Internal Medicine; Medicine; Pediatrics; Cardiology

Document Type

Article, Peer-reviewed

Publication Date



Aims: The impact of left ventricular dysfunction on clinical outcomes following revascularization is not well established in patients with unprotected left main coronary artery disease (ULMCA). In this study, we evaluated the impact of left ventricular ejection fraction (LVEF) on clinical outcomes of patients with ULMCA requiring revascularization with percutaneous coronary intervention (PCI) compared with coronary artery bypass graft (CABG).

Methods: The details of the design, methods, end points, and relevant definitions are outlined in the Gulf Left Main Registry: a retrospective, observational study conducted between January 2015 and December 2019 across 14 centres in 3 Gulf countries. In this study, the data on patients with ULMCA who underwent revascularization through PCI or CABG were stratified by LVEF into three main subgroups; low (l-LVEF <40%), mid-range (m-LVEF 40-49%), and preserved (p-LVEF ≥50%). Primary outcomes were hospital major adverse cardiovascular and cerebrovascular events (MACCE) and mortality and follow-up MACCE and mortality.

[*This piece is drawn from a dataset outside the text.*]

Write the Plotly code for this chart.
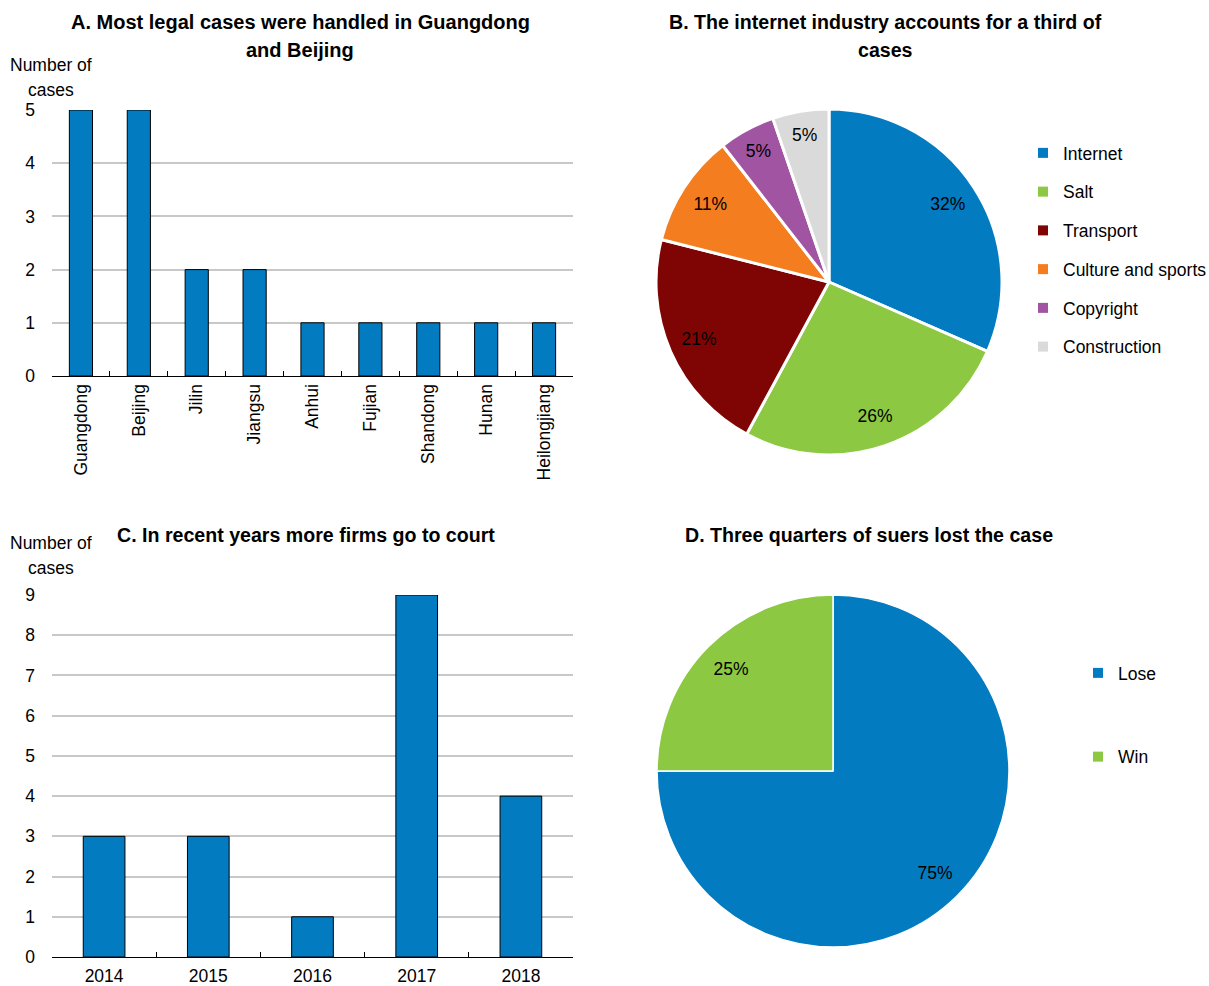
import plotly.graph_objects as go

# Panel A: legal cases by province
provinces = ["Guangdong", "Beijing", "Jilin", "Jiangsu", "Anhui", "Fujian",
             "Shandong", "Hunan", "Heilongjiang"]
province_cases = [5, 5, 2, 2, 1, 1, 1, 1, 1]

# Panel B: cases by industry
industries = ["Internet", "Salt", "Transport", "Culture and sports", "Copyright", "Construction"]
industry_cases = [6, 5, 4, 2, 1, 1]
industry_colors = ["#037BC1", "#8CC841", "#7F0505", "#F47D20", "#A154A1", "#DADADA"]

# Panel C: cases by year
years = ["2014", "2015", "2016", "2017", "2018"]
year_cases = [3, 3, 1, 9, 4]

# Panel D: outcome for the suer
outcomes = ["Lose", "Win"]
outcome_cases = [15, 5]
outcome_colors = ["#037BC1", "#8CC841"]

BLUE = "#037BC1"
FONT = "Liberation Sans, Arial, sans-serif"
W, H = 1209, 986


def px_x(v):
    return v / W


def px_y(v):
    return 1 - v / H


fig = go.Figure()

fig.add_trace(go.Bar(
    x=provinces, y=province_cases, width=0.4,
    marker=dict(color=BLUE, line=dict(color="black", width=1)),
    showlegend=False, xaxis="x", yaxis="y"))

fig.add_trace(go.Bar(
    x=years, y=year_cases, width=0.4,
    marker=dict(color=BLUE, line=dict(color="black", width=1)),
    showlegend=False, xaxis="x2", yaxis="y2"))


def add_pie(labels, values, colors, domain, line_width):
    # filled slices
    fig.add_trace(go.Pie(
        labels=labels, values=values, sort=False, direction="clockwise",
        marker=dict(colors=colors, line=dict(color="white", width=line_width)),
        textinfo="none", showlegend=False, domain=domain))
    # transparent ring on top carrying the percentage labels near the rim
    fig.add_trace(go.Pie(
        labels=labels, values=values, sort=False, direction="clockwise",
        hole=0.64,
        marker=dict(colors=["rgba(0,0,0,0)"] * len(values), line=dict(width=0)),
        texttemplate="%{percent:.0%}", textposition="inside",
        insidetextorientation="horizontal",
        insidetextfont=dict(color="black", size=17.5, family=FONT),
        hoverinfo="skip", showlegend=False, domain=domain))


add_pie(industries, industry_cases, industry_colors,
        dict(x=[px_x(656), px_x(1002)], y=[px_y(455), px_y(109)]), 3)
add_pie(outcomes, outcome_cases, outcome_colors,
        dict(x=[px_x(657), px_x(1009)], y=[px_y(947), px_y(595)]), 1.5)

# legend entries for the two pies
for name, col in zip(industries, industry_colors):
    fig.add_trace(go.Scatter(
        x=[None], y=[None], mode="markers", name=name, legendgroup=name,
        legend="legend",
        marker=dict(symbol="square", size=10, color=col)))
for name, col in zip(outcomes, outcome_colors):
    fig.add_trace(go.Scatter(
        x=[None], y=[None], mode="markers", name=name, legendgroup=name,
        legend="legend2",
        marker=dict(symbol="square", size=10, color=col)))

axis_font = dict(family=FONT, size=17.5, color="black")
legend_font = dict(family=FONT, size=17.5, color="black")

fig.update_layout(
    width=W, height=H,
    margin=dict(l=0, r=0, t=0, b=0, autoexpand=False),
    paper_bgcolor="white", plot_bgcolor="white",
    font=dict(family=FONT, size=17, color="black"),
    xaxis=dict(domain=[px_x(52), px_x(573)], type="category", automargin=False,
               tickangle=-90, tickfont=axis_font,
               showline=True, linecolor="black", linewidth=1.2,
               ticks="inside", tickson="boundaries", ticklen=5,
               tickcolor="black", showgrid=False),
    yaxis=dict(domain=[px_y(376), px_y(110)], range=[0, 5], dtick=1,
               automargin=False, tickfont=axis_font, showgrid=True,
               gridcolor="#C8C8C8", gridwidth=1.5, zeroline=False,
               ticklabelstandoff=16),
    xaxis2=dict(domain=[px_x(52), px_x(573)], type="category", automargin=False,
                tickfont=axis_font, anchor="y2", ticklabelstandoff=3,
                showline=True, linecolor="black", linewidth=1.2,
                ticks="inside", tickson="boundaries", ticklen=5,
                tickcolor="black", showgrid=False),
    yaxis2=dict(domain=[px_y(957), px_y(595)], range=[0, 9], dtick=1,
                anchor="x2", automargin=False, tickfont=axis_font, showgrid=True,
                gridcolor="#C8C8C8", gridwidth=1.5, zeroline=False,
                ticklabelstandoff=16),
    legend=dict(x=px_x(1023), y=px_y(135), xanchor="left", yanchor="top",
                traceorder="grouped", tracegroupgap=13, font=legend_font,
                bgcolor="rgba(0,0,0,0)"),
    legend2=dict(x=px_x(1078), y=px_y(655), xanchor="left", yanchor="top",
                 traceorder="grouped", tracegroupgap=58, font=legend_font,
                 bgcolor="rgba(0,0,0,0)"),
)


def add_lines(lines, cx, first_mid, spacing, font):
    # each line of a wrapped label is placed on its own baseline grid
    for i, line in enumerate(lines):
        fig.add_annotation(text=line, x=px_x(cx), y=px_y(first_mid + i * spacing),
                           xref="paper", yref="paper", xanchor="center",
                           yanchor="middle", showarrow=False, font=font)


title_font_a = dict(family=FONT, size=20, color="black", weight="bold")
title_font = dict(family=FONT, size=19.6, color="black", weight="bold")
add_lines(["A. Most legal cases were handled in Guangdong", "and Beijing"],
          300, 22, 28, title_font_a)
add_lines(["B. The internet industry accounts for a third of", "cases"],
          885, 22, 28, title_font)
add_lines(["C. In recent years more firms go to court"], 306, 535, 28, title_font)
add_lines(["D. Three quarters of suers lost the case"], 869, 535, 28, title_font)

label_font = dict(family=FONT, size=17.5, color="black")
for first in (65, 543):
    add_lines(["Number of", "cases"], 51, first, 25, label_font)

fig.write_html("out.html")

Results: A total of 2137 patients were included; 1221 underwent PCI and 916 had CABG. During hospitalization, MACCE was significantly higher in patients with l-LVEF [(10.10%), P = 0.005] and m-LVEF [(10.80%), P = 0.009], whereas total mortality was higher in patients with m-LVEF [(7.40%), P = 0.009] and p-LVEF [(7.10%), P = 0.045] who underwent CABG. There was no mortality difference between groups in patients with l-LVEF. At a median follow-up of 15 months, there was no difference in MACCE and total mortality between patients who underwent CABG or PCI with p-LVEF and m-LVEF.

Conclusion: CABG was associated with higher in-hospital events. Hospital mortality in patients with l-LVEF was comparable between CABG and PCI. At 15 months' follow-up, PCI could have an advantage in decreasing MACCE in patients with l-LVEF.